4. Influx of Ca2+ triggers exocytosis of insulin.

Homeostatic Imbalances of Insulin

• Hyperinsulinism: Excess insulin leading to:

  • Hypoglycemia (low blood glucose), potentially causing disorientation, unconsciousness, or death.

  • Reduced receptor sensitivity can lead to hyperglycemia, with fat usage causing ketone generation and increased diabetes risk.

Causes of Diabetes Mellitus

• Diabetes Mellitus (DM):

  • Caused by hyposecretion (Type 1 + Type 2) or hypoactivity (Type 2) of insulin.

• Symptoms: Hyperglycemia leads to glucose in urine (glycosuria), increased urine output (polyuria), excessive thirst (polydipsia), and hunger (polyphagia).
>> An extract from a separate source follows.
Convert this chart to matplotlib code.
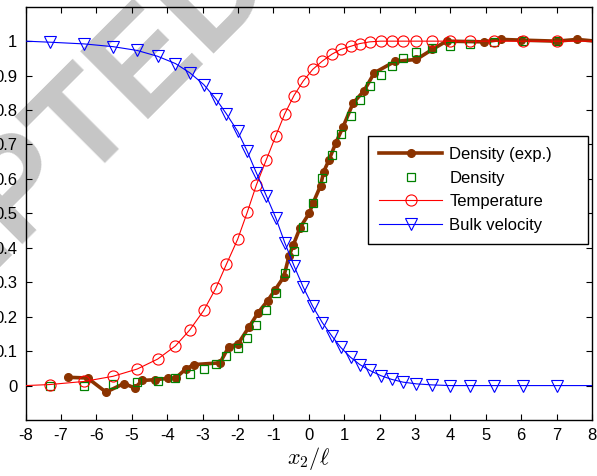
""" density / temperature / bulk velocity profiles across the shock """

import numpy as np
import matplotlib
matplotlib.use('Agg')
import matplotlib.pyplot as plt

plt.rcParams['font.family'] = ['Liberation Sans', 'DejaVu Sans']
plt.rcParams['mathtext.fontset'] = 'cm'
plt.rcParams['axes.unicode_minus'] = False

# simulation grid (same for density, temperature and bulk velocity)
x_sim = [-7.32, -6.35, -5.53, -4.85, -4.27, -3.77, -3.36, -2.97, -2.63, -2.33,
         -2.01, -1.74, -1.48, -1.20, -0.93, -0.68, -0.42, -0.16, 0.11, 0.38,
         0.65, 0.90, 1.18, 1.44, 1.72, 2.03, 2.34, 2.66, 3.04, 3.48,
         3.99, 4.55, 5.23, 6.04, 7.00]

density = [0.0, 0.0, 0.004, 0.009, 0.014, 0.021, 0.033, 0.047, 0.063, 0.085,
           0.109, 0.139, 0.175, 0.218, 0.270, 0.327, 0.391, 0.461, 0.531, 0.602,
           0.669, 0.730, 0.784, 0.830, 0.871, 0.903, 0.929, 0.952, 0.969, 0.981,
           0.987, 0.992, 0.997, 1.0, 1.0]

temperature = [0.003, 0.012, 0.027, 0.048, 0.077, 0.115, 0.162, 0.218, 0.282, 0.352,
               0.425, 0.503, 0.583, 0.656, 0.726, 0.789, 0.842, 0.884, 0.918, 0.942,
               0.962, 0.976, 0.985, 0.993, 0.998, 1.0, 1.0, 1.0, 1.0, 1.0,
               1.0, 1.0, 1.0, 1.0, 1.0]

velocity = [0.997, 0.992, 0.984, 0.973, 0.956, 0.935, 0.908, 0.874, 0.833, 0.789,
            0.738, 0.680, 0.617, 0.551, 0.486, 0.415, 0.348, 0.286, 0.230, 0.183,
            0.144, 0.111, 0.082, 0.061, 0.044, 0.029, 0.018, 0.010, 0.005, 0.002,
            0.0, 0.0, 0.0, 0.0, 0.0]

# curve values at the plot edges x = -8 and x = 8
temp_edges = [0.0, 1.0]
vel_edges = [1.0, 0.0]

# experiment
x_exp = [-6.80, -6.25, -5.73, -5.22, -4.92, -4.70, -4.35, -3.97, -3.76, -3.48,
         -3.24, -2.51, -2.26, -2.00, -1.69, -1.43, -1.16, -0.96, -0.71, -0.56,
         -0.44, -0.25, 0.01, 0.12, 0.33, 0.42, 0.57, 0.76, 0.97, 1.25,
         1.56, 1.85, 2.43, 3.04, 3.49, 3.89, 4.94, 5.44, 6.00, 7.00,
         7.58, 8.10]
density_exp = [0.024, 0.022, -0.019, 0.006, -0.007, 0.015, 0.017, 0.021, 0.022, 0.048,
               0.061, 0.066, 0.113, 0.121, 0.170, 0.212, 0.247, 0.277, 0.315, 0.376,
               0.408, 0.458, 0.500, 0.530, 0.580, 0.621, 0.655, 0.704, 0.752, 0.820,
               0.856, 0.908, 0.941, 0.947, 0.976, 1.0, 0.998, 1.005, 1.003, 1.0,
               1.005, 1.0]

x_ticks = list(range(-8, 9))
y_ticks = [0, 0.1, 0.2, 0.3, 0.4, 0.5, 0.6, 0.7, 0.8, 0.9, 1]
y_tick_labels = ['0', '0.1', '0.2', '0.3', '0.4', '0.5', '0.6', '0.7', '0.8', '0.9', '1']

BROWN = '#8b3300'
GREEN = '#008000'

fig = plt.figure(figsize=(5.97, 4.76), dpi=100)
ax = fig.add_axes([0.043, 0.1176, 0.9486, 0.8683])
ax.patch.set_visible(False)

# watermark behind everything
fig.text(0.423, 1.082, 'ACCEPTED', fontsize=100, fontweight='bold', color='#c6c6c6',
         rotation=45, rotation_mode='anchor', ha='right', va='center', zorder=-5)

n = len(x_sim)
ax.plot(x_exp, density_exp, '-o', color=BROWN, lw=2.6, ms=5.5, mec=BROWN, mfc=BROWN,
        label='Density (exp.)', zorder=2)
ax.plot(x_sim, density, 's', color=GREEN, ms=6, mfc='none', mew=0.9,
        label='Density', zorder=3)
ax.plot([-8] + x_sim + [8], temp_edges[:1] + temperature + temp_edges[1:], '-o',
        color='r', lw=0.8, ms=8, mfc='none', mew=0.8, markevery=slice(1, n + 1),
        label='Temperature', zorder=4)
ax.plot([-8] + x_sim + [8], vel_edges[:1] + velocity + vel_edges[1:], '-v',
        color='b', lw=0.8, ms=8, mfc='none', mew=0.8, markevery=slice(1, n + 1),
        label='Bulk velocity', zorder=5)

ax.set_xlim(-8, 8)
ax.set_ylim(-0.1, 1.1)
ax.set_xticks(x_ticks)
ax.set_yticks(y_ticks)
ax.set_yticklabels(y_tick_labels)
ax.tick_params(direction='in', length=4, width=0.8, top=True, right=True,
               labelsize=12, pad=6)
for s in ax.spines.values():
    s.set_linewidth(1.0)

ax.set_xlabel(r'$x_2/\ell$', fontsize=16, labelpad=1)

leg = ax.legend(loc='upper right', bbox_to_anchor=(0.6045, 0.4186, 0.3885, 0.2684),
                mode='expand', borderaxespad=0, fontsize=12, numpoints=1,
                handlelength=3.8, handletextpad=0.42, labelspacing=0.52,
                borderpad=0.65, fancybox=False, framealpha=1)
leg.get_frame().set_edgecolor('black')
leg.get_frame().set_linewidth(1.0)

fig.savefig('out.png', dpi=100)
Prolonged Hyperglycemia Effects

• High blood glucose (>200 mg/dL) results in:

  • Glycosylation of proteins/lipids, damaging neurons and cardiovascular system.

  • Kidney damage and retinopathy, leading to vision loss.

  • Delayed wound healing, leading to severe complications like amputations.

Diabetes Mellitus: Type 1

• Description: Autoimmune disease affecting insulin-producing β-cells; requires lifelong insulin injections for survival.

• Prevalence: Occurs frequently at a young age.

Diabetes Mellitus: Type 2

• Description: Most common in older, overweight individuals.

  • Results from insulin receptor insensitivity or inadequate insulin production.

• Treatment: May not require insulin; use of medications such as Metformin and Sulfonylureas can help improve insulin sensitivity.

Gestational Diabetes

• Description: High blood glucose levels occurring during pregnancy.

  • Treated by dietary regulation, with potential development into Type 2 Diabetes.

• Risk: Can lead to larger newborns.